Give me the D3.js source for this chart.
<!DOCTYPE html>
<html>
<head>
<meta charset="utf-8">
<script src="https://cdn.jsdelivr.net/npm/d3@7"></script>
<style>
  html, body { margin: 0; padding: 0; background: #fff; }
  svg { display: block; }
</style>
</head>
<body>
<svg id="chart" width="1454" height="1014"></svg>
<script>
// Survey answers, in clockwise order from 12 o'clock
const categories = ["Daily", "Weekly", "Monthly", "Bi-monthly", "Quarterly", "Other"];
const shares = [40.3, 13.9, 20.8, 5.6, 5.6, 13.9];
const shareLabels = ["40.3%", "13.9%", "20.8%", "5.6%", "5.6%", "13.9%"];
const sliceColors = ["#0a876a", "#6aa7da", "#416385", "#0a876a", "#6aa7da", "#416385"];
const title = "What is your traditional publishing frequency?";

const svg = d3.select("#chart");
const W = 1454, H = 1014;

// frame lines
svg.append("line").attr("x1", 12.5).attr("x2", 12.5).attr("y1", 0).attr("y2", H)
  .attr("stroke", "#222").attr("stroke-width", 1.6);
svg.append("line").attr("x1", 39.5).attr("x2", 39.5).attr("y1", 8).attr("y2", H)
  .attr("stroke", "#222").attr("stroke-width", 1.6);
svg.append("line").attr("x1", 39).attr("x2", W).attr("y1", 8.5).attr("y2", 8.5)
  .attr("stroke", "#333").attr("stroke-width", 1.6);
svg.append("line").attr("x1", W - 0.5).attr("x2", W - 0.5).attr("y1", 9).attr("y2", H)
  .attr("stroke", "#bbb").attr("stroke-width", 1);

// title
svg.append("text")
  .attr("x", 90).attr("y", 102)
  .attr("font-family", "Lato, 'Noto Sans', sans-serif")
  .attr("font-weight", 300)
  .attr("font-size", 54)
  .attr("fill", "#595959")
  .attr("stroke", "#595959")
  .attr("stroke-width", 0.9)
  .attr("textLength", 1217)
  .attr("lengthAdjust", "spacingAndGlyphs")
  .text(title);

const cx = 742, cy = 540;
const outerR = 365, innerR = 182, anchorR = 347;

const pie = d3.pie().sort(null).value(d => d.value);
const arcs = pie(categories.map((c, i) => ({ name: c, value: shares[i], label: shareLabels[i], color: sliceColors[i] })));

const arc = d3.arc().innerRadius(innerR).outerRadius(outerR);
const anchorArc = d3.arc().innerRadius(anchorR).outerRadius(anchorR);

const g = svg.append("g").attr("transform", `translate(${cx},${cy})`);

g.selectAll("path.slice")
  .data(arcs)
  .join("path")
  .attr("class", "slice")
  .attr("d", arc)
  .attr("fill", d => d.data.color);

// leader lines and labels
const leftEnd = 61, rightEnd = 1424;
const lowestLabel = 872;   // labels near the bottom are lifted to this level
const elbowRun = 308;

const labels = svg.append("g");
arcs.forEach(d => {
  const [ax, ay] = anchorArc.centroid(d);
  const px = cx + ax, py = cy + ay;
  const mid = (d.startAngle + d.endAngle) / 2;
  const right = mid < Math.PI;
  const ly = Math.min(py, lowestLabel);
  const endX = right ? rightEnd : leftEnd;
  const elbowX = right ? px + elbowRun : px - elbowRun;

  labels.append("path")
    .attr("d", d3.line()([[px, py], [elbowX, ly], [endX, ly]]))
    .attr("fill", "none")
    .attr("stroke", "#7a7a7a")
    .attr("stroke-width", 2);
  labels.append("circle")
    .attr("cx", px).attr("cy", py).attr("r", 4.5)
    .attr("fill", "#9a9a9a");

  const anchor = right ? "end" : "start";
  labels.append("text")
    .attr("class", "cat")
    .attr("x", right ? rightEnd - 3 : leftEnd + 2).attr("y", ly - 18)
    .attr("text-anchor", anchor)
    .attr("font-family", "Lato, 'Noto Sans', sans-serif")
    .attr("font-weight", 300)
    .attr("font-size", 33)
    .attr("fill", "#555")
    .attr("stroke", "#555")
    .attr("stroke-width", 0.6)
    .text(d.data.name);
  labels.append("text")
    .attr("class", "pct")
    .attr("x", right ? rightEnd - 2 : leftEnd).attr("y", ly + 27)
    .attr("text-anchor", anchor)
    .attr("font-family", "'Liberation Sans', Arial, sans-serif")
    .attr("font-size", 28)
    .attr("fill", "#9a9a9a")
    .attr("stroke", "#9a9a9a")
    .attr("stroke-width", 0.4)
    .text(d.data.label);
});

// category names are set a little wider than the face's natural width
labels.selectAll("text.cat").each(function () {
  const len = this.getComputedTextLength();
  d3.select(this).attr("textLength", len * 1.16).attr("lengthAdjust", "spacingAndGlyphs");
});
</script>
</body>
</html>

++++

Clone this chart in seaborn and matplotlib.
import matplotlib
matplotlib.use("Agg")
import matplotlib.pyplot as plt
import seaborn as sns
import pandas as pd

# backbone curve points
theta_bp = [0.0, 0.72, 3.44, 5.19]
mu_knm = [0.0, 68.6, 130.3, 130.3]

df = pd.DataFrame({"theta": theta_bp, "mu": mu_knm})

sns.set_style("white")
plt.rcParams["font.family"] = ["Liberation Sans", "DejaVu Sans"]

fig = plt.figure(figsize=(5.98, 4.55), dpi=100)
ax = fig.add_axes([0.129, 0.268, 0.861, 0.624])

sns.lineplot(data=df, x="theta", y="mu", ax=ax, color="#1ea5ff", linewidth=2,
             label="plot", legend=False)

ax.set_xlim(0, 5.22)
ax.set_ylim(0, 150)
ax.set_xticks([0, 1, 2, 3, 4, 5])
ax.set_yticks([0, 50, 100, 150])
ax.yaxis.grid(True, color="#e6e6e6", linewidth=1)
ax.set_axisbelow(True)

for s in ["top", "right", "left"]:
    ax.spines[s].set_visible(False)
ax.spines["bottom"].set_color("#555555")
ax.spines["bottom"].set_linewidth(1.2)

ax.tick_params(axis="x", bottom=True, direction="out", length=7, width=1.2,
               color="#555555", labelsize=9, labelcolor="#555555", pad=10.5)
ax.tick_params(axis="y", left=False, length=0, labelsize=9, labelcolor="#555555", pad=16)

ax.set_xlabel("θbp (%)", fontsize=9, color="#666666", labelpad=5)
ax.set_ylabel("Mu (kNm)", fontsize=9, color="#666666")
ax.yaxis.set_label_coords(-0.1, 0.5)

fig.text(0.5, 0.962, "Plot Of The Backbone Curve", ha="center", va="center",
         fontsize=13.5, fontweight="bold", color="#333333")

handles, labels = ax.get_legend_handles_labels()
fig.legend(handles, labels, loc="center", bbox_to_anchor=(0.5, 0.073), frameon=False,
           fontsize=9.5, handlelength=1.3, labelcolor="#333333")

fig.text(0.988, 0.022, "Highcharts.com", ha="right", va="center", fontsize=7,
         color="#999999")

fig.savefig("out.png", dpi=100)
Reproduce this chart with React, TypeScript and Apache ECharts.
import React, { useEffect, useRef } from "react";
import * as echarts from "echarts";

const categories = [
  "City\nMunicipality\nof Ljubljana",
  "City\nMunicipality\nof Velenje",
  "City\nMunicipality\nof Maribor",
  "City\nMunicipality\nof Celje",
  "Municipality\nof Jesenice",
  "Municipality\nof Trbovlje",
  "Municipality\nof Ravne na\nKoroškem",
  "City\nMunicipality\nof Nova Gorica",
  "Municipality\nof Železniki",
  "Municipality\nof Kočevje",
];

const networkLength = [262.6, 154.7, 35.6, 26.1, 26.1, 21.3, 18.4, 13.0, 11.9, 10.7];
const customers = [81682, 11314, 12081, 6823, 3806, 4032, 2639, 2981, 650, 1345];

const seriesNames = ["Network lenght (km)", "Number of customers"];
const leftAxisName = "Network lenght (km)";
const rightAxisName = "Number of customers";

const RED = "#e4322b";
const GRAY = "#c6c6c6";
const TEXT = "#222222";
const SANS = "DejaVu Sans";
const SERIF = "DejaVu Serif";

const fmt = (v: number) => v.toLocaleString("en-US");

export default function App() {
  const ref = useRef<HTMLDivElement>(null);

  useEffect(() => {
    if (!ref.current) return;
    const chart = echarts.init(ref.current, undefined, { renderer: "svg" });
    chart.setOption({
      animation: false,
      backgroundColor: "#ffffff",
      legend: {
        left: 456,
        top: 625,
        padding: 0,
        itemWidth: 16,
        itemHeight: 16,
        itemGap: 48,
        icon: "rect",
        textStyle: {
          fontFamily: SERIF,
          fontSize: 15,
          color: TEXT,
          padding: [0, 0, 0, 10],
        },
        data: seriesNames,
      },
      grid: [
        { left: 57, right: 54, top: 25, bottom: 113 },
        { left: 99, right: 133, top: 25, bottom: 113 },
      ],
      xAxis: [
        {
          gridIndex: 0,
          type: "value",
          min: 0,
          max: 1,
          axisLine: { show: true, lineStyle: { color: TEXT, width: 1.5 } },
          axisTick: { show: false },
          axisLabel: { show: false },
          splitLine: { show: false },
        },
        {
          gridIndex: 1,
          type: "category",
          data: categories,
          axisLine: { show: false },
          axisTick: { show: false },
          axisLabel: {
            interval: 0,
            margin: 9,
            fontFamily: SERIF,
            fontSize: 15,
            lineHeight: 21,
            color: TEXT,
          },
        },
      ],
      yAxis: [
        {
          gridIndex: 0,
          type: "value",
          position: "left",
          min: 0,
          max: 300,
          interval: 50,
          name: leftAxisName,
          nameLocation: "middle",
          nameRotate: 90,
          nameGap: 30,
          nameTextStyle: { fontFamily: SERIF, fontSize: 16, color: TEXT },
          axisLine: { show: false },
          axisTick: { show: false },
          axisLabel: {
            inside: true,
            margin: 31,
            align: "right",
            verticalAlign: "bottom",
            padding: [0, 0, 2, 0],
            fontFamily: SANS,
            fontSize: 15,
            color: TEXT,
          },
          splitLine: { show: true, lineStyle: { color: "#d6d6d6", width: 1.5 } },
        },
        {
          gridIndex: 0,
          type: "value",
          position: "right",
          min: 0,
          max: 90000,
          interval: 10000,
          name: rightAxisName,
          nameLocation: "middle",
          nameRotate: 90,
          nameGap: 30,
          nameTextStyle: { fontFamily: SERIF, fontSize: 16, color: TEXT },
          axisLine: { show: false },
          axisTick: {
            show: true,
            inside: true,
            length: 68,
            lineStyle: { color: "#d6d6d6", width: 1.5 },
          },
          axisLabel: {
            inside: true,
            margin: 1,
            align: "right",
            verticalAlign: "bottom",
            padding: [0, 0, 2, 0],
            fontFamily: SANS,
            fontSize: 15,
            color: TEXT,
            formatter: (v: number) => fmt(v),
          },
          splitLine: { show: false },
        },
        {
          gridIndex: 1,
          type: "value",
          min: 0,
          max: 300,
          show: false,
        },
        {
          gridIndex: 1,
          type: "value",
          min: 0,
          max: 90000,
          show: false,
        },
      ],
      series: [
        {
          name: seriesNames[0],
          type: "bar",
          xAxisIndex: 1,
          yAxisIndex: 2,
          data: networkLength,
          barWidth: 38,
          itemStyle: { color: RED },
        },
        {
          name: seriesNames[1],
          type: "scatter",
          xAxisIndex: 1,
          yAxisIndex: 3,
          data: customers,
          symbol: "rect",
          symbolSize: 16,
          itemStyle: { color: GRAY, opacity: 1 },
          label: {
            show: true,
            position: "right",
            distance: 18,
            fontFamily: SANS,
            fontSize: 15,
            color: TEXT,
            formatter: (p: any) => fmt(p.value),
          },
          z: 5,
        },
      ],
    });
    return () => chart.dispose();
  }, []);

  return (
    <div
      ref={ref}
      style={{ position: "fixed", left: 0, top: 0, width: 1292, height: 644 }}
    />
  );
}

++++

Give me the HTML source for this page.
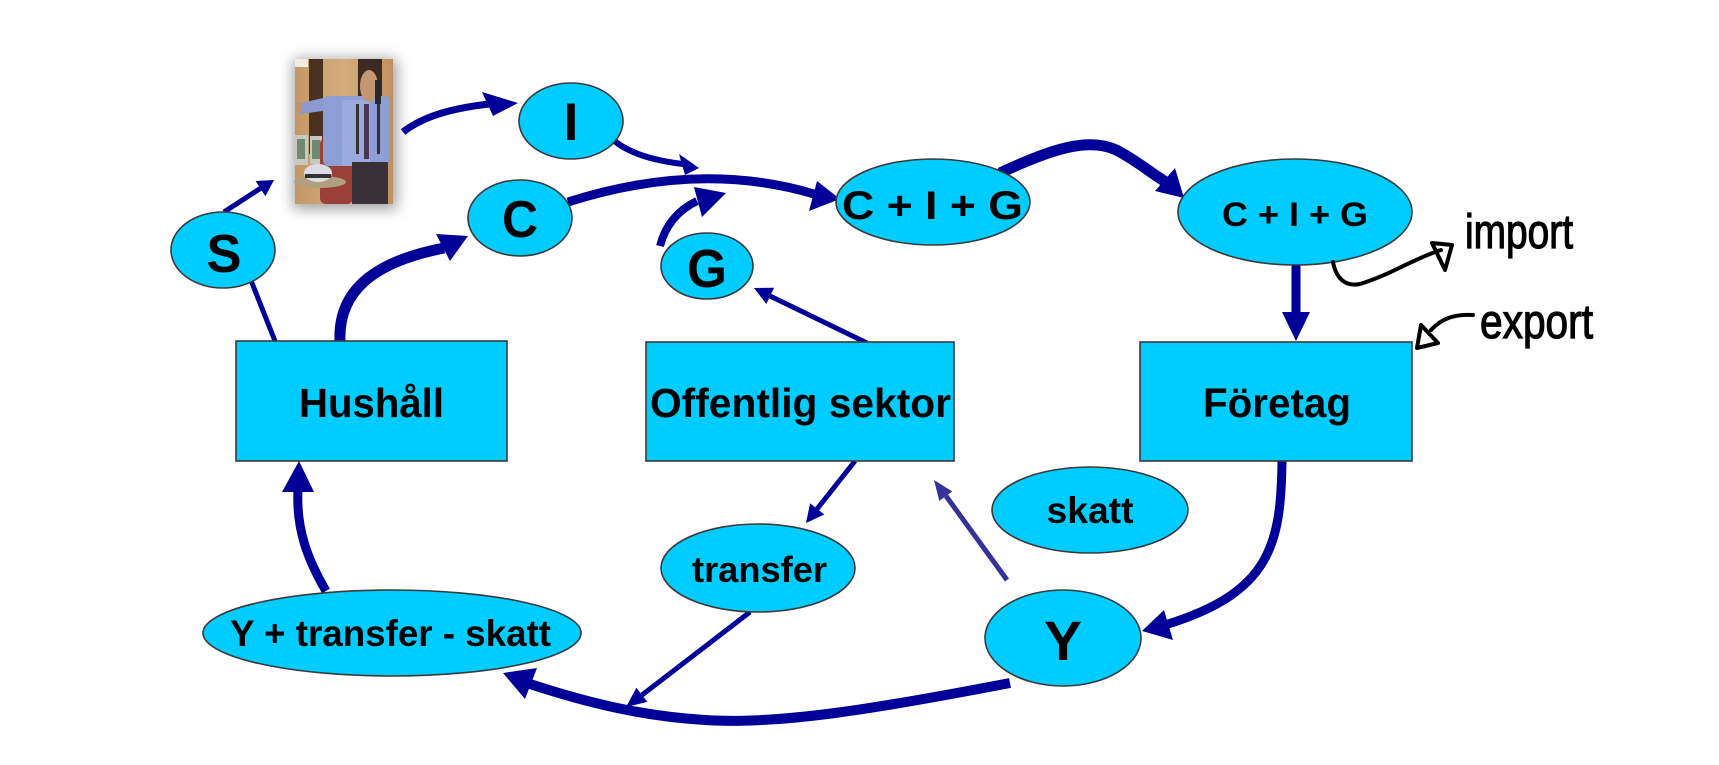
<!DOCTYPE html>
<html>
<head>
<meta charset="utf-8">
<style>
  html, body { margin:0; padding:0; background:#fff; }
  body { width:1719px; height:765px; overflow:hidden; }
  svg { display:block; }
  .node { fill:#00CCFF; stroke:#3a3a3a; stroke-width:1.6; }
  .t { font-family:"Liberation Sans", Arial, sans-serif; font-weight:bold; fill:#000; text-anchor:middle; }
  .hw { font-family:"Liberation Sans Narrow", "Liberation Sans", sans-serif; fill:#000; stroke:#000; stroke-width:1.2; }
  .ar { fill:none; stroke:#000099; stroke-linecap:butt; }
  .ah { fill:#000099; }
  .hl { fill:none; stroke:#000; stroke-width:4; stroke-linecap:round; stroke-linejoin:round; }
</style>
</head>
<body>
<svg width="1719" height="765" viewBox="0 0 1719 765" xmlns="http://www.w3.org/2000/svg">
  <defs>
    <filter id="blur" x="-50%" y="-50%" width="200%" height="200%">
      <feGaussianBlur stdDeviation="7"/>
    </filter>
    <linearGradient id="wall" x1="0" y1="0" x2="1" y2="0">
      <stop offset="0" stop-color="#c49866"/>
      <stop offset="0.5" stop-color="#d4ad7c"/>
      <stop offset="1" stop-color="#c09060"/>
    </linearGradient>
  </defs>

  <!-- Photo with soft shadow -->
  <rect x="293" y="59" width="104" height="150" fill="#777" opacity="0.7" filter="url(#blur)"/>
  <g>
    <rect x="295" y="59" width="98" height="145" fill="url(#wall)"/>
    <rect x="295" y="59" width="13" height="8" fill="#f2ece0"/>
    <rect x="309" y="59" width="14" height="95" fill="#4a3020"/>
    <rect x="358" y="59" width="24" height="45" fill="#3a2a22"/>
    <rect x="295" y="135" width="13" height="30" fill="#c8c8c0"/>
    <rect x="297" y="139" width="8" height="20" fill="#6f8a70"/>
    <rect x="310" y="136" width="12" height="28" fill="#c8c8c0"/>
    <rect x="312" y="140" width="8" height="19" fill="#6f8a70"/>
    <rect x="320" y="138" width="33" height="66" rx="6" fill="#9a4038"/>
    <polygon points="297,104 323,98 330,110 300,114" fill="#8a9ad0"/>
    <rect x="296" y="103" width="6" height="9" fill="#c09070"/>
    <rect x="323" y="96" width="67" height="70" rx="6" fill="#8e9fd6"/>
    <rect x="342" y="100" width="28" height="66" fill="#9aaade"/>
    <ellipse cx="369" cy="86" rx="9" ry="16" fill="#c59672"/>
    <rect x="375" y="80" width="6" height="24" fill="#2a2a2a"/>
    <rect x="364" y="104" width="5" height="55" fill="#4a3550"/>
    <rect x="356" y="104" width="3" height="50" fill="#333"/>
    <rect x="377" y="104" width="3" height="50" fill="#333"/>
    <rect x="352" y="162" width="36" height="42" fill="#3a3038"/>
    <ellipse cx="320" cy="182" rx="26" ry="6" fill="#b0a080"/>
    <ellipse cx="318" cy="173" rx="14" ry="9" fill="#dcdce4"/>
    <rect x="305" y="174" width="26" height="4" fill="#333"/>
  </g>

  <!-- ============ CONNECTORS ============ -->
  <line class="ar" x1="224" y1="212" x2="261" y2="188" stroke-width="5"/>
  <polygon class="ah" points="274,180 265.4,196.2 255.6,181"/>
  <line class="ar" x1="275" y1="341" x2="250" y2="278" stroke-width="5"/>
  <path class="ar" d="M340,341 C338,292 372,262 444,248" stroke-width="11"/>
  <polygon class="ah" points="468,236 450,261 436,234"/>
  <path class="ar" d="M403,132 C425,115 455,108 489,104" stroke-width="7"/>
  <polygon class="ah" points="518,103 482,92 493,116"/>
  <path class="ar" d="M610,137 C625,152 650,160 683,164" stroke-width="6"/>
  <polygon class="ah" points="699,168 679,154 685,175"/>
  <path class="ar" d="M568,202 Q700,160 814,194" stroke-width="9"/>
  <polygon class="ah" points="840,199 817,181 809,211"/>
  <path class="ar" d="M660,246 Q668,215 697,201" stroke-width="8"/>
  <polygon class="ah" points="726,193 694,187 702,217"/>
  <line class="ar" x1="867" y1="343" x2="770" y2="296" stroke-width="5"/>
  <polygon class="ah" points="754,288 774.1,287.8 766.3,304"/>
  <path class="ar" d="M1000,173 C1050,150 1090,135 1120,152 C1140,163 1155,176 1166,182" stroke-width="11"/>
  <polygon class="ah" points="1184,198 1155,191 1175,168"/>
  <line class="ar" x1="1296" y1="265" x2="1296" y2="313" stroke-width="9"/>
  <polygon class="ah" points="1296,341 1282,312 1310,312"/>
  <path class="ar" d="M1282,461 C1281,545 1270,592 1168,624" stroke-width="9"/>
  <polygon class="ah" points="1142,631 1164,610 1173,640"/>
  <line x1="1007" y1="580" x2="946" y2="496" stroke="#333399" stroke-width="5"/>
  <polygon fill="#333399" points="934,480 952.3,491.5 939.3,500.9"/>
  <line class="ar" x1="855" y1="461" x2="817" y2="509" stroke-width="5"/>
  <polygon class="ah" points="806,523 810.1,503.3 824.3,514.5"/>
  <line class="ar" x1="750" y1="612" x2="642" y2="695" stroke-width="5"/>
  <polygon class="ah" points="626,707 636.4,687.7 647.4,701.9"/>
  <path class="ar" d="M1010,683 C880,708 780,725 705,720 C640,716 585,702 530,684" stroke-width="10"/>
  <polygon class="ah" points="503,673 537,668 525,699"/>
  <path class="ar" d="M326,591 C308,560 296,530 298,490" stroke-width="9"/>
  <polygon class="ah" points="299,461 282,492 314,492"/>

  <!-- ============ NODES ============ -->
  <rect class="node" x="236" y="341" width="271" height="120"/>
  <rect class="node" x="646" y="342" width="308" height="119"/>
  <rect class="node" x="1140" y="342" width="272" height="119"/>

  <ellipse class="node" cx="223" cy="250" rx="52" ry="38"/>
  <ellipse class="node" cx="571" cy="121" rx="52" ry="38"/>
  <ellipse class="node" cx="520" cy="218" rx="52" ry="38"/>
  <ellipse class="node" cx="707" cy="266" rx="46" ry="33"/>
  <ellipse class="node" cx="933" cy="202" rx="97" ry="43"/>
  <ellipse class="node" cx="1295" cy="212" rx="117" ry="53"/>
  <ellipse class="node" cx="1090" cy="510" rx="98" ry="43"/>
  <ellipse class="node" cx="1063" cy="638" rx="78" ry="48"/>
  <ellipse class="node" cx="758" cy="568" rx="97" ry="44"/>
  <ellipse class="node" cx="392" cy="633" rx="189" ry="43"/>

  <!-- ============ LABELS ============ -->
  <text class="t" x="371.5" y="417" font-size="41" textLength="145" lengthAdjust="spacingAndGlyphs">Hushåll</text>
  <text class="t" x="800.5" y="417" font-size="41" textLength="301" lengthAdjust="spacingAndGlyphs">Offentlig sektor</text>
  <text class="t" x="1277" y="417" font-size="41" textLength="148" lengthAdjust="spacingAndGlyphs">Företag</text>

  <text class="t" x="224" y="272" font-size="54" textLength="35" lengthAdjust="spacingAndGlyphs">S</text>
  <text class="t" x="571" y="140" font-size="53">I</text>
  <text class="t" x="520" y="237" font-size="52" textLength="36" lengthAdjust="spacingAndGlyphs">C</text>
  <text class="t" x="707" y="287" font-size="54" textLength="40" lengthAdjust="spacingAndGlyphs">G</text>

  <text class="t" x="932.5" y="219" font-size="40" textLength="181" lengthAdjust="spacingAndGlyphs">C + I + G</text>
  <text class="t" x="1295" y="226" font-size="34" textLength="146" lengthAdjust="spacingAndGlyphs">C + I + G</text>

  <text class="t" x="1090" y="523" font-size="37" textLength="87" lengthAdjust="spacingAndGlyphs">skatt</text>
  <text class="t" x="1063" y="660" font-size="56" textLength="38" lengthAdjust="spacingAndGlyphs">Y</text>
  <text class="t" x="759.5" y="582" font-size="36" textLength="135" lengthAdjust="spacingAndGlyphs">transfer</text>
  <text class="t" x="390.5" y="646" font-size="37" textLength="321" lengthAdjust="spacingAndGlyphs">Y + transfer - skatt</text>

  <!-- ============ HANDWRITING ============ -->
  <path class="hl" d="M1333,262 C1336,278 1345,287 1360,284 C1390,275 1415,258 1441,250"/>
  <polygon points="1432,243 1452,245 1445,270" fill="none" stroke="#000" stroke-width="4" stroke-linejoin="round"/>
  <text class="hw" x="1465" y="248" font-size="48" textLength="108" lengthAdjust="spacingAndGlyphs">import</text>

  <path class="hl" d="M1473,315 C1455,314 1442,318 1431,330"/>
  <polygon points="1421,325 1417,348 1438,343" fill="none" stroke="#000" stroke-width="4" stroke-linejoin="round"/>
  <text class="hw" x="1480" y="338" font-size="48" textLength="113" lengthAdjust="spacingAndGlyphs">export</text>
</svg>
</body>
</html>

++++

Short problem: In the listing above, locate the line containing "Reproduce this chart" and the line containing "const fmt = (v: number)". Transcribe those two lines and everything between them, exactly as written.

Task answer:
Reproduce this chart with React, TypeScript and Apache ECharts.
import React, { useEffect, useRef } from "react";
import * as echarts from "echarts";

const categories = [
  "City\nMunicipality\nof Ljubljana",
  "City\nMunicipality\nof Velenje",
  "City\nMunicipality\nof Maribor",
  "City\nMunicipality\nof Celje",
  "Municipality\nof Jesenice",
  "Municipality\nof Trbovlje",
  "Municipality\nof Ravne na\nKoroškem",
  "City\nMunicipality\nof Nova Gorica",
  "Municipality\nof Železniki",
  "Municipality\nof Kočevje",
];

const networkLength = [262.6, 154.7, 35.6, 26.1, 26.1, 21.3, 18.4, 13.0, 11.9, 10.7];
const customers = [81682, 11314, 12081, 6823, 3806, 4032, 2639, 2981, 650, 1345];

const seriesNames = ["Network lenght (km)", "Number of customers"];
const leftAxisName = "Network lenght (km)";
const rightAxisName = "Number of customers";

const RED = "#e4322b";
const GRAY = "#c6c6c6";
const TEXT = "#222222";
const SANS = "DejaVu Sans";
const SERIF = "DejaVu Serif";

const fmt = (v: number) => v.toLocaleString("en-US");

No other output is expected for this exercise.